April 4: The lawyer for the author Harper Lee, Tonja B. Carter, received a notice on Friday that an investigation by Alabama officials into whether Lee, who is 88 and confined to an assisted living facility, was manipulated into publishing a second novel has been closed and no evidence of abuse or neglect had been found.
Go Set a Watchman is scheduled to come out on July 14.
Bobby Segall, a lawyer for Carter, confirmed receipt of the letter, which was dated April 1 and sent by the state department of human resources, the agency that has led the inquiry into whether Lee was coerced into agreeing to publish a sequel to To Kill a Mockingbird this summer.
Segall said that neither Carter nor he had any further comment.
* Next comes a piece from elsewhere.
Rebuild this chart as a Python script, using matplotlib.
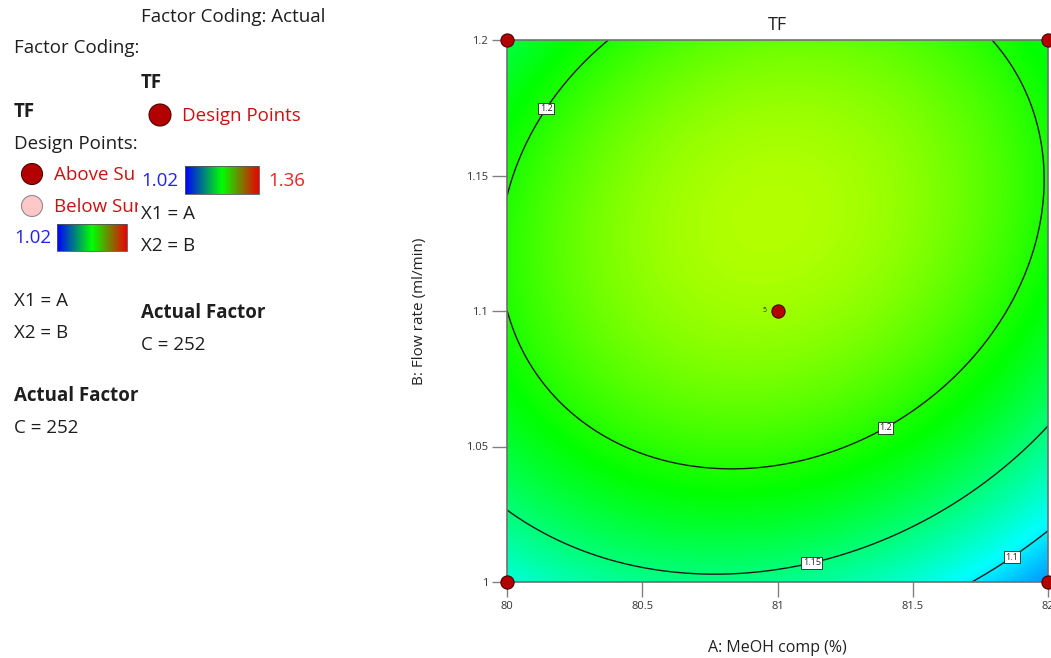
import numpy as np
import matplotlib
matplotlib.use("Agg")
import matplotlib.pyplot as plt
from matplotlib.colors import LinearSegmentedColormap
from matplotlib.patches import Circle, Rectangle

plt.rcParams['font.family'] = ['Open Sans', 'DejaVu Sans']

# 数据: 因子范围 (实际值)
A_RANGE = [80, 82]          # A: MeOH comp (%)
B_RANGE = [1.0, 1.2]        # B: Flow rate (ml/min)
C_VALUE = 252               # Actual Factor C

# 二次模型系数 (编码变量, 估计值)
B0 = 1.2423
B_A = -0.0076
B_B = 0.0410
B_AB = 0.0160
B_AA = -0.050
B_BB = -0.0585

# 设计点
DESIGN_A = [80, 80, 82, 82, 81]
DESIGN_B = [1.0, 1.2, 1.0, 1.2, 1.1]
CENTER_RUNS = 5

# 颜色范围 / 等高线
TF_MIN = 1.02
TF_MAX = 1.36
CONTOUR_LEVELS = [1.1, 1.15, 1.2]
LABEL_POS = [(80.14, 1.175), (81.37, 1.062), (81.12, 1.010), (81.84, 1.013)]

X_TICKS = [80, 80.5, 81, 81.5, 82]
Y_TICKS = [1, 1.05, 1.1, 1.15, 1.2]

W, H = 1051, 658
fig = plt.figure(figsize=(W / 100, H / 100), dpi=100)

# 响应面颜色
surf_cmap = LinearSegmentedColormap.from_list(
    "de", ["#0000ff", "#00ffff", "#00ff00", "#ffff00", "#ff0000"])
legend_cmap = LinearSegmentedColormap.from_list(
    "de_leg", ["#0000ff", "#00ff00", "#ee0000"])

ax = fig.add_axes([507 / W, 1 - 582 / H, 541 / W, 542 / H])

a = np.linspace(A_RANGE[0], A_RANGE[1], 300)
b = np.linspace(B_RANGE[0], B_RANGE[1], 300)
AA, BB = np.meshgrid(a, b)
x1 = (AA - np.mean(A_RANGE)) / ((A_RANGE[1] - A_RANGE[0]) / 2)
x2 = (BB - np.mean(B_RANGE)) / ((B_RANGE[1] - B_RANGE[0]) / 2)
Z = B0 + B_A * x1 + B_B * x2 + B_AB * x1 * x2 + B_AA * x1 ** 2 + B_BB * x2 ** 2

ax.pcolormesh(AA, BB, Z, cmap=surf_cmap, vmin=TF_MIN, vmax=TF_MAX,
              shading='gouraud', rasterized=True)
cs = ax.contour(AA, BB, Z, levels=CONTOUR_LEVELS, colors='#1a1a1a', linewidths=1.0)
labels = ax.clabel(cs, fmt=lambda v: f"{v:g}", fontsize=6.5, inline=False,
                   manual=LABEL_POS)
for t in labels:
    t.set_rotation(0)
    t.set_color('#222222')
    t.set_bbox(dict(facecolor='white', edgecolor='#222222', linewidth=0.6, pad=1.0))

ax.scatter(DESIGN_A, DESIGN_B, s=90, c='#b30000', edgecolors='#4a0000',
           linewidths=0.8, zorder=10, clip_on=False)
ax.text(81 - 0.04, 1.1, str(CENTER_RUNS), fontsize=5, ha='right', va='center',
        color='#222222')

ax.set_xlim(A_RANGE)
ax.set_ylim(B_RANGE)
ax.set_xticks(X_TICKS)
ax.set_xticklabels([f"{v:g}" for v in X_TICKS])
ax.set_yticks(Y_TICKS)
ax.set_yticklabels([f"{v:g}" for v in Y_TICKS])
ax.tick_params(axis='both', direction='out', length=10.5, width=1.0,
               colors='#808080', labelcolor='#333333', labelsize=8, pad=3)
# 中心点处的刻度为黑色
ax.get_xticklines()[2 * X_TICKS.index(81)].set_color('#111111')
for s in ax.spines.values():
    s.set_color('#707070')
    s.set_linewidth(1.2)
ax.set_title('TF', fontsize=13, color='#222222', pad=7)
ax.set_xlabel('A: MeOH comp (%)', fontsize=11.5, color='#222222', labelpad=20)
ax.set_ylabel('B: Flow rate (ml/min)', fontsize=11, color='#222222', labelpad=28)

# 左侧图例 (两层, 底层被上层遮住一部分)
FS = 13.5
DARK = '#1e1e1e'
RED = '#cc1111'
BLUE = '#2222ee'


def pix_axes(x0, x1_):
    lax = fig.add_axes([x0 / W, 0, (x1_ - x0) / W, 1])
    lax.set_xlim(x0, x1_)
    lax.set_ylim(H, 0)
    lax.axis('off')
    return lax


def put(lax, x, y, s, **kw):
    kw.setdefault('color', DARK)
    kw.setdefault('fontsize', FS)
    lax.text(x, y, s, ha='left', va='center', clip_on=True, **kw)


grad = np.linspace(0, 1, 256).reshape(1, -1)

# 底层
l1 = pix_axes(0, 138)
put(l1, 14, 48, 'Factor Coding:')
put(l1, 14, 112, 'TF', fontweight='bold')
put(l1, 14, 144, 'Design Points:')
l1.add_patch(Circle((32, 174), 10.5, facecolor='#b30000', edgecolor='#4a0000', lw=0.8))
put(l1, 54, 175, 'Above Su', color=RED)
l1.add_patch(Circle((32, 206), 10.5, facecolor='#ffc8c8', edgecolor='#8c8c8c', lw=0.8))
put(l1, 54, 207, 'Below Sur', color=RED)
put(l1, 14, 238, f"{TF_MIN:g}", color=BLUE)
l1.imshow(grad, cmap=legend_cmap, aspect='auto', extent=(57, 127, 251, 224))
l1.add_patch(Rectangle((57, 224), 70, 27, fill=False, edgecolor='#555555', lw=0.6))
put(l1, 14, 301, 'X1 = A')
put(l1, 14, 333, 'X2 = B')
put(l1, 14, 396, 'Actual Factor', fontweight='bold')
put(l1, 14, 428, f"C = {C_VALUE}")
l1.set_xlim(0, 138)
l1.set_ylim(H, 0)

# 上层
l2 = pix_axes(138, 440)
put(l2, 141, 17, 'Factor Coding: Actual')
put(l2, 141, 83, 'TF', fontweight='bold')
l2.add_patch(Circle((160, 115), 11, facecolor='#b30000', edgecolor='#4a0000', lw=0.8))
put(l2, 182, 116, 'Design Points', color=RED)
put(l2, 141, 181, f"{TF_MIN:g}", color=BLUE)
l2.imshow(grad, cmap=legend_cmap, aspect='auto', extent=(185, 259, 194, 166))
l2.add_patch(Rectangle((185, 166), 74, 28, fill=False, edgecolor='#555555', lw=0.6))
put(l2, 268, 181, f"{TF_MAX:g}", color='#ee2222')
put(l2, 141, 214, 'X1 = A')
put(l2, 141, 246, 'X2 = B')
put(l2, 141, 313, 'Actual Factor', fontweight='bold')
put(l2, 141, 345, f"C = {C_VALUE}")
l2.set_xlim(138, 440)
l2.set_ylim(H, 0)

fig.savefig('out.png', dpi=100)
The inquiry was begun in response to at least one anonymous complaint brought to state officials.
A spokesperson for the human resources department, Barry Spear, said the agency had wrapped up its investigation and sent Carter a letter, but he said that he was prohibited by law from discussing the inquiry's findings.
Word of the state's determination comes several weeks after an agency that assisted in the investigation, the Alabama Securities Commission, announced it had ended its role in the inquiry.
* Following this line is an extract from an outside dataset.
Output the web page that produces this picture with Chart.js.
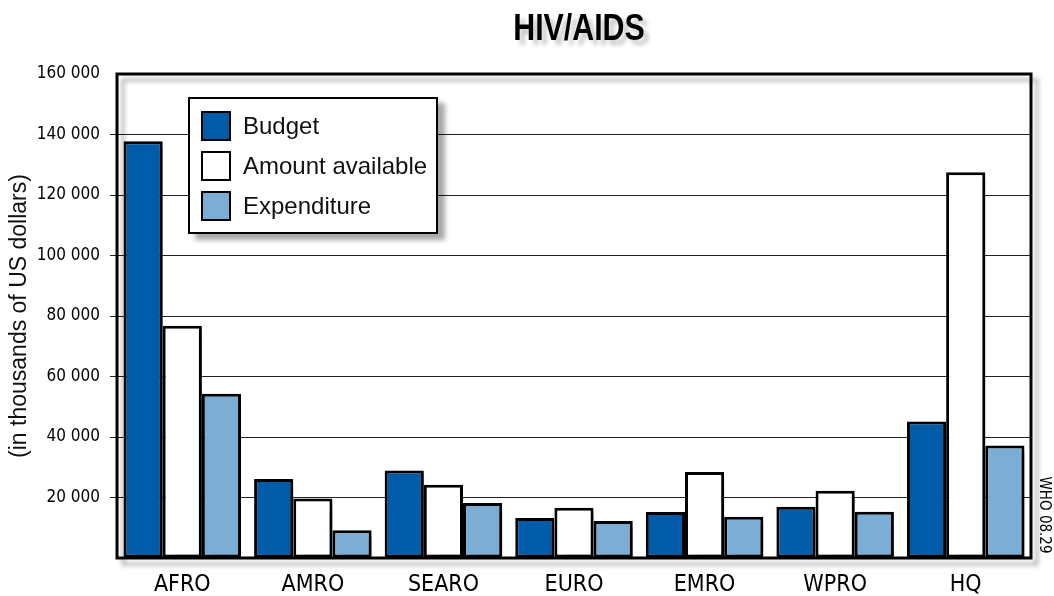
<!DOCTYPE html>
<html>
<head>
<meta charset="utf-8">
<script src="https://cdn.jsdelivr.net/npm/chart.js@4.4.0/dist/chart.umd.min.js"></script>
<style>
  body { margin: 0; background: #fff; }
  #wrap { position: relative; width: 1054px; height: 596px; }
  #legend {
    position: absolute; left: 188px; top: 97px; width: 246px; height: 133px;
    border: 2px solid #000; background: #fff;
    box-shadow: 7px 6px 5px rgba(0,0,0,0.35);
    font-family: 'Liberation Sans', Arial, sans-serif; font-size: 24px; color: #111;
  }
  .item { position: absolute; left: 11px; height: 30px; display: flex; align-items: center; white-space: nowrap; }
  .sw { width: 26px; height: 26px; border: 2px solid #000; margin-right: 12px; }
</style>
</head>
<body>
<div id="wrap">
  <canvas id="chart" width="1054" height="596"></canvas>
  <div id="legend"></div>
</div>
<script>
const regions     = ['AFRO', 'AMRO', 'SEARO', 'EURO', 'EMRO', 'WPRO', 'HQ'];
const budget      = [137800, 26100, 28900, 13200, 15200, 16950, 45150];
const available   = [76750, 19650, 24200, 16650, 28450, 22200, 127500];
const expenditure = [54300, 9200, 18200, 12200, 13600, 15300, 37150];
const seriesNames = ['Budget', 'Amount available', 'Expenditure'];
const seriesColors = ['#005ba9', '#ffffff', '#7badd5'];

const cond = "'DejaVu Sans Condensed', sans-serif";
const regular = "'Liberation Sans', Arial, sans-serif";

// shadow behind bars
const barShadow = {
  id: 'barShadow',
  beforeDatasetsDraw(chart) {
    const ctx = chart.ctx;
    ctx.save();
    ctx.shadowColor = 'rgba(0,0,0,0.38)';
    ctx.shadowOffsetX = 8;
    ctx.shadowOffsetY = 6;
    ctx.shadowBlur = 4;
  },
  afterDatasetsDraw(chart) {
    chart.ctx.restore();
  }
};

// frame, title and code
const decor = {
  id: 'decor',
  afterDatasetsDraw(chart) {
    const { ctx, chartArea: { left, top, right, bottom } } = chart;
    ctx.save();
    ctx.shadowColor = 'rgba(0,0,0,0.3)';
    ctx.shadowOffsetX = 6;
    ctx.shadowOffsetY = 6;
    ctx.shadowBlur = 4;
    ctx.strokeStyle = '#000';
    ctx.lineWidth = 3;
    ctx.strokeRect(left, top, right - left, bottom - top);
    ctx.restore();

    // title, squeezed to look condensed
    ctx.save();
    ctx.fillStyle = '#000';
    ctx.shadowColor = 'rgba(0,0,0,0.22)';
    ctx.shadowOffsetX = 5;
    ctx.shadowOffsetY = 5;
    ctx.shadowBlur = 4;
    ctx.translate((left + right) / 2 + 5, 40);
    ctx.scale(0.82, 1);
    ctx.textAlign = 'center';
    ctx.textBaseline = 'alphabetic';
    ctx.font = 'bold 37px ' + regular;
    ctx.fillText('HIV/AIDS', 0, 0);
    ctx.restore();

    ctx.save();
    ctx.translate(1044, 515);
    ctx.rotate(Math.PI / 2);
    ctx.fillStyle = '#000';
    ctx.font = '15px ' + cond;
    ctx.textAlign = 'center';
    ctx.textBaseline = 'middle';
    ctx.fillText('WHO 08.29', 0, 0);
    ctx.restore();
  }
};

const fmt = v => v === 0 ? '' : String(v).replace(/\B(?=(\d{3})+(?!\d))/g, ' ');

new Chart(document.getElementById('chart'), {
  type: 'bar',
  data: {
    labels: regions,
    datasets: [budget, available, expenditure].map((d, i) => ({
      label: seriesNames[i],
      data: d,
      backgroundColor: seriesColors[i],
      borderColor: '#000',
      borderWidth: 3,
      borderSkipped: false,
      categoryPercentage: 0.9,
      barPercentage: 1
    }))
  },
  options: {
    responsive: false,
    animation: false,
    layout: { padding: { top: 74, right: 23, left: 0, bottom: 0 } },
    plugins: {
      legend: { display: false },
      title: { display: false },
      tooltip: { enabled: false }
    },
    scales: {
      x: {
        grid: { display: false },
        border: { display: false },
        ticks: { color: '#000', font: { family: cond, size: 23 }, padding: 5 },
        afterFit(s) { s.height = 38; }
      },
      y: {
        min: 0,
        max: 160000,
        ticks: { stepSize: 20000, callback: fmt, color: '#000', font: { family: cond, size: 17 }, padding: 10 },
        grid: {
          color: c => (c.tick && (c.tick.value === 0 || c.tick.value === 160000)) ? 'rgba(0,0,0,0)' : '#222',
          lineWidth: 1,
          tickLength: 7
        },
        border: { display: false },
        title: {
          display: true,
          text: '(in thousands of US dollars)',
          color: '#111',
          font: { family: regular, size: 23 },
          padding: { top: 6, bottom: 0 }
        },
        afterFit(s) { s.width = 117; }
      }
    }
  },
  plugins: [barShadow, decor]
});

const leg = document.getElementById('legend');
seriesNames.forEach((name, i) => {
  const it = document.createElement('div');
  it.className = 'item';
  it.style.top = (12 + i * 40) + 'px';
  it.innerHTML = `<div class="sw" style="background:${seriesColors[i]}"></div><span>${name}</span>`;
  leg.appendChild(it);
});
</script>
</body>
</html>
At the time, the commission's director, Joseph Borg, said his investigators had interviewed Lee and found "she has opinions and seems to be aware of what is going on with her book and the book deal".
In Monroeville, Alabama, Lee's hometown, and elsewhere, some of her friends and acquaintances have said they are concerned as to whether the author is lucid enough to have agreed to the publication of the recently discovered manuscript, Go Set a Watchman, now set for July from HarperCollins.
She had long said she was happy to have just published the single book.
Lee suffered a stroke in 2007 and has severe hearing and vision problems.